• _Task objective_: Reproduce all of the data below without alteration; exclude every picture.

• _Data listing_:
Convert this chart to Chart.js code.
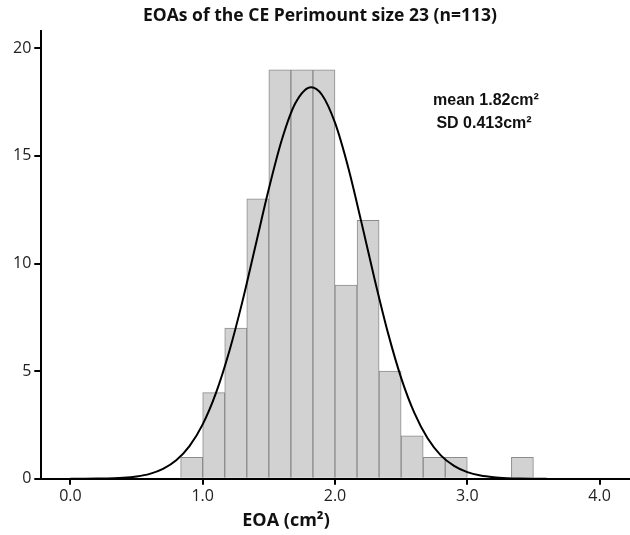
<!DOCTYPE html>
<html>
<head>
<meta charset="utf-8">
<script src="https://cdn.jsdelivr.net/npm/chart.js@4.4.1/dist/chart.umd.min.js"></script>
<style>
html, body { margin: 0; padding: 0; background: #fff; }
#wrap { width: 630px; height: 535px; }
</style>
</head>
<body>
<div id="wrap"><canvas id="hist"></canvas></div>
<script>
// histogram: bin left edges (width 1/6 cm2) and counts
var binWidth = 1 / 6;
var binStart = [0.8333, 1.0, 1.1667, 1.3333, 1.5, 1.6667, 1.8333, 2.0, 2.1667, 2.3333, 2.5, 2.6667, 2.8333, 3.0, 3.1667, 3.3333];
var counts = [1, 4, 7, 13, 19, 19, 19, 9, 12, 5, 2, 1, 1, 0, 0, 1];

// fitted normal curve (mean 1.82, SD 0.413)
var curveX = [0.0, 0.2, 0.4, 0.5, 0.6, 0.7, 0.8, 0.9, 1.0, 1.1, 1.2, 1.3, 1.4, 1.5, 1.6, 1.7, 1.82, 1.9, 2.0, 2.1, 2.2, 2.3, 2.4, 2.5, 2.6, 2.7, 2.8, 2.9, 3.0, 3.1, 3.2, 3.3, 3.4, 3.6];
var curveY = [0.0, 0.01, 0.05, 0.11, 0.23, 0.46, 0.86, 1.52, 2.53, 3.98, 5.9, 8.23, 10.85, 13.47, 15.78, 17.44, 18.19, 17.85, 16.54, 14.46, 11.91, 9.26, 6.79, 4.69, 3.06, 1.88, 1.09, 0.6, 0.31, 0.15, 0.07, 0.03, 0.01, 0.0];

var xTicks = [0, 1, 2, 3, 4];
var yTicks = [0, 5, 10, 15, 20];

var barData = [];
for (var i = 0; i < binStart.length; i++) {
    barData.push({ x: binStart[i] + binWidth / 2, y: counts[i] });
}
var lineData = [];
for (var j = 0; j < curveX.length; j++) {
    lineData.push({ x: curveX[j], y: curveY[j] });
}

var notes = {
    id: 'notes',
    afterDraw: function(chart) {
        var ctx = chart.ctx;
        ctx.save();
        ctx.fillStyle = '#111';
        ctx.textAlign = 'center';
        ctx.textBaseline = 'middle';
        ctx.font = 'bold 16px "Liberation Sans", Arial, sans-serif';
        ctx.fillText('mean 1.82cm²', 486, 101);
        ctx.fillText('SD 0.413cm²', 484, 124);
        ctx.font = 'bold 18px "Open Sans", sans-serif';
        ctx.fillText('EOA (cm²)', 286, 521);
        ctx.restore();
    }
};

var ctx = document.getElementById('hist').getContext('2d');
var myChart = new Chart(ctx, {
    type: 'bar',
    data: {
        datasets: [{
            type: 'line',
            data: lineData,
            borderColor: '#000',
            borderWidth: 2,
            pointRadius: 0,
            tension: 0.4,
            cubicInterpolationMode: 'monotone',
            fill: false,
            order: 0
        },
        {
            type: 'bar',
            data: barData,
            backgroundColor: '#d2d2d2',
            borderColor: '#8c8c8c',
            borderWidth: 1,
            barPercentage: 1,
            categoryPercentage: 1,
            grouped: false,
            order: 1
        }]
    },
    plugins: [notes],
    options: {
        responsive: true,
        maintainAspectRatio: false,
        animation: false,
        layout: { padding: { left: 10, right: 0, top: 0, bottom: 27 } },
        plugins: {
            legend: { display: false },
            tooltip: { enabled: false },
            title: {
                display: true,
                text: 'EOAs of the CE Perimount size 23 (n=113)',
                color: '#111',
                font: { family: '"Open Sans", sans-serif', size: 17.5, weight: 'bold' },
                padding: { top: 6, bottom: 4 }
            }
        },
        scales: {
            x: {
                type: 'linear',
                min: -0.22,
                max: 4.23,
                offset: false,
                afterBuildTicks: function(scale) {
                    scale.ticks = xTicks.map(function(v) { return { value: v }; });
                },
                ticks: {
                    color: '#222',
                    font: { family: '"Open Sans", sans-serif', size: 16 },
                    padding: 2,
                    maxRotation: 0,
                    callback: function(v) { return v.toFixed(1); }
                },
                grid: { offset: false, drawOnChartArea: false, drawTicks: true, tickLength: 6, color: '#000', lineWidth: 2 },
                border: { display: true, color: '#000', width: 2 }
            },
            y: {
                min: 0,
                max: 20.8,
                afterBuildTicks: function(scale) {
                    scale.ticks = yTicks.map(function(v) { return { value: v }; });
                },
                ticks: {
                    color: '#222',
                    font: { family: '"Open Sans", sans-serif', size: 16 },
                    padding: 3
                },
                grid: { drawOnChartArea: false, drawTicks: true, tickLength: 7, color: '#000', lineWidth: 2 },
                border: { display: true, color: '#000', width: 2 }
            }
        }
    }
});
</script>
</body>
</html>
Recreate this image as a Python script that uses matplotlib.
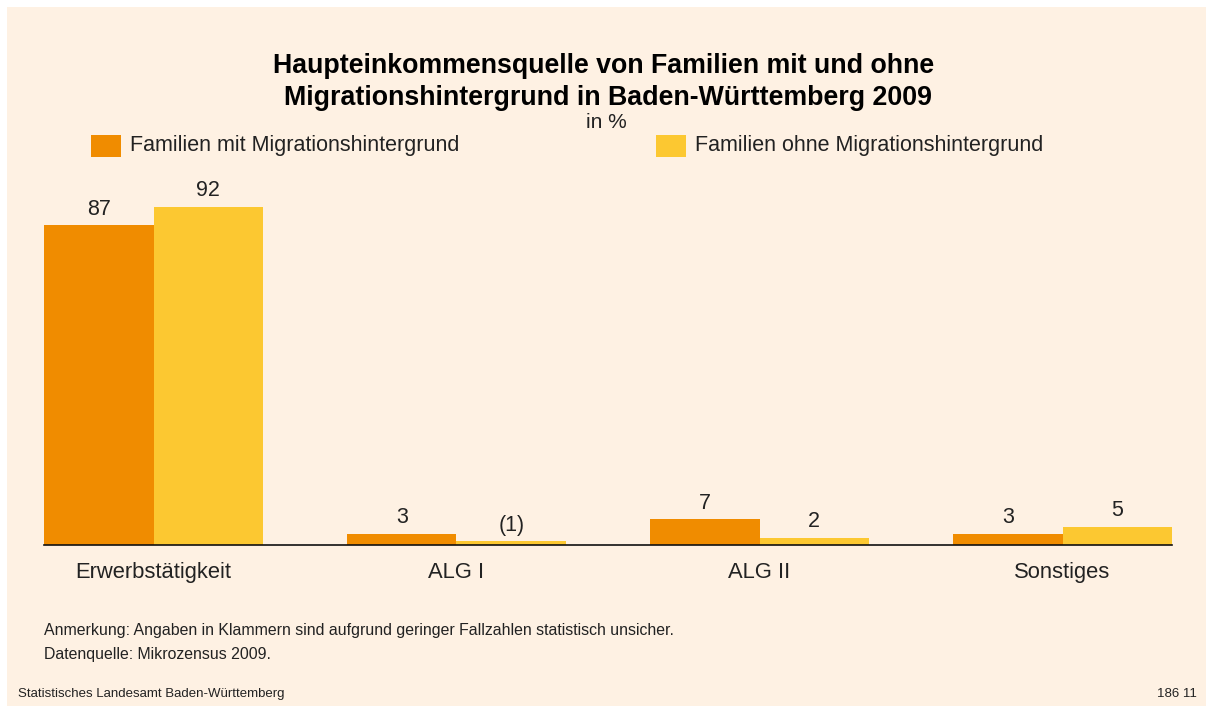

• _Output of the exercise_:
Convert this chart to Chart.js code.
<!DOCTYPE html>
<html>
<head>
<meta charset="utf-8">
<script src="https://cdn.jsdelivr.net/npm/chart.js@4.4.1/dist/chart.umd.min.js"></script>
<style>
html, body { margin: 0; padding: 0; background: #fff; }
#wrap { width: 630px; height: 535px; }
</style>
</head>
<body>
<div id="wrap"><canvas id="hist"></canvas></div>
<script>
// histogram: bin left edges (width 1/6 cm2) and counts
var binWidth = 1 / 6;
var binStart = [0.8333, 1.0, 1.1667, 1.3333, 1.5, 1.6667, 1.8333, 2.0, 2.1667, 2.3333, 2.5, 2.6667, 2.8333, 3.0, 3.1667, 3.3333];
var counts = [1, 4, 7, 13, 19, 19, 19, 9, 12, 5, 2, 1, 1, 0, 0, 1];

// fitted normal curve (mean 1.82, SD 0.413)
var curveX = [0.0, 0.2, 0.4, 0.5, 0.6, 0.7, 0.8, 0.9, 1.0, 1.1, 1.2, 1.3, 1.4, 1.5, 1.6, 1.7, 1.82, 1.9, 2.0, 2.1, 2.2, 2.3, 2.4, 2.5, 2.6, 2.7, 2.8, 2.9, 3.0, 3.1, 3.2, 3.3, 3.4, 3.6];
var curveY = [0.0, 0.01, 0.05, 0.11, 0.23, 0.46, 0.86, 1.52, 2.53, 3.98, 5.9, 8.23, 10.85, 13.47, 15.78, 17.44, 18.19, 17.85, 16.54, 14.46, 11.91, 9.26, 6.79, 4.69, 3.06, 1.88, 1.09, 0.6, 0.31, 0.15, 0.07, 0.03, 0.01, 0.0];

var xTicks = [0, 1, 2, 3, 4];
var yTicks = [0, 5, 10, 15, 20];

var barData = [];
for (var i = 0; i < binStart.length; i++) {
    barData.push({ x: binStart[i] + binWidth / 2, y: counts[i] });
}
var lineData = [];
for (var j = 0; j < curveX.length; j++) {
    lineData.push({ x: curveX[j], y: curveY[j] });
}

var notes = {
    id: 'notes',
    afterDraw: function(chart) {
        var ctx = chart.ctx;
        ctx.save();
        ctx.fillStyle = '#111';
        ctx.textAlign = 'center';
        ctx.textBaseline = 'middle';
        ctx.font = 'bold 16px "Liberation Sans", Arial, sans-serif';
        ctx.fillText('mean 1.82cm²', 486, 101);
        ctx.fillText('SD 0.413cm²', 484, 124);
        ctx.font = 'bold 18px "Open Sans", sans-serif';
        ctx.fillText('EOA (cm²)', 286, 521);
        ctx.restore();
    }
};

var ctx = document.getElementById('hist').getContext('2d');
var myChart = new Chart(ctx, {
    type: 'bar',
    data: {
        datasets: [{
            type: 'line',
            data: lineData,
            borderColor: '#000',
            borderWidth: 2,
            pointRadius: 0,
            tension: 0.4,
            cubicInterpolationMode: 'monotone',
            fill: false,
            order: 0
        },
        {
            type: 'bar',
            data: barData,
            backgroundColor: '#d2d2d2',
            borderColor: '#8c8c8c',
            borderWidth: 1,
            barPercentage: 1,
            categoryPercentage: 1,
            grouped: false,
            order: 1
        }]
    },
    plugins: [notes],
    options: {
        responsive: true,
        maintainAspectRatio: false,
        animation: false,
        layout: { padding: { left: 10, right: 0, top: 0, bottom: 27 } },
        plugins: {
            legend: { display: false },
            tooltip: { enabled: false },
            title: {
                display: true,
                text: 'EOAs of the CE Perimount size 23 (n=113)',
                color: '#111',
                font: { family: '"Open Sans", sans-serif', size: 17.5, weight: 'bold' },
                padding: { top: 6, bottom: 4 }
            }
        },
        scales: {
            x: {
                type: 'linear',
                min: -0.22,
                max: 4.23,
                offset: false,
                afterBuildTicks: function(scale) {
                    scale.ticks = xTicks.map(function(v) { return { value: v }; });
                },
                ticks: {
                    color: '#222',
                    font: { family: '"Open Sans", sans-serif', size: 16 },
                    padding: 2,
                    maxRotation: 0,
                    callback: function(v) { return v.toFixed(1); }
                },
                grid: { offset: false, drawOnChartArea: false, drawTicks: true, tickLength: 6, color: '#000', lineWidth: 2 },
                border: { display: true, color: '#000', width: 2 }
            },
            y: {
                min: 0,
                max: 20.8,
                afterBuildTicks: function(scale) {
                    scale.ticks = yTicks.map(function(v) { return { value: v }; });
                },
                ticks: {
                    color: '#222',
                    font: { family: '"Open Sans", sans-serif', size: 16 },
                    padding: 3
                },
                grid: { drawOnChartArea: false, drawTicks: true, tickLength: 7, color: '#000', lineWidth: 2 },
                border: { display: true, color: '#000', width: 2 }
            }
        }
    }
});
</script>
</body>
</html>
Recreate this image as a Python script that uses matplotlib.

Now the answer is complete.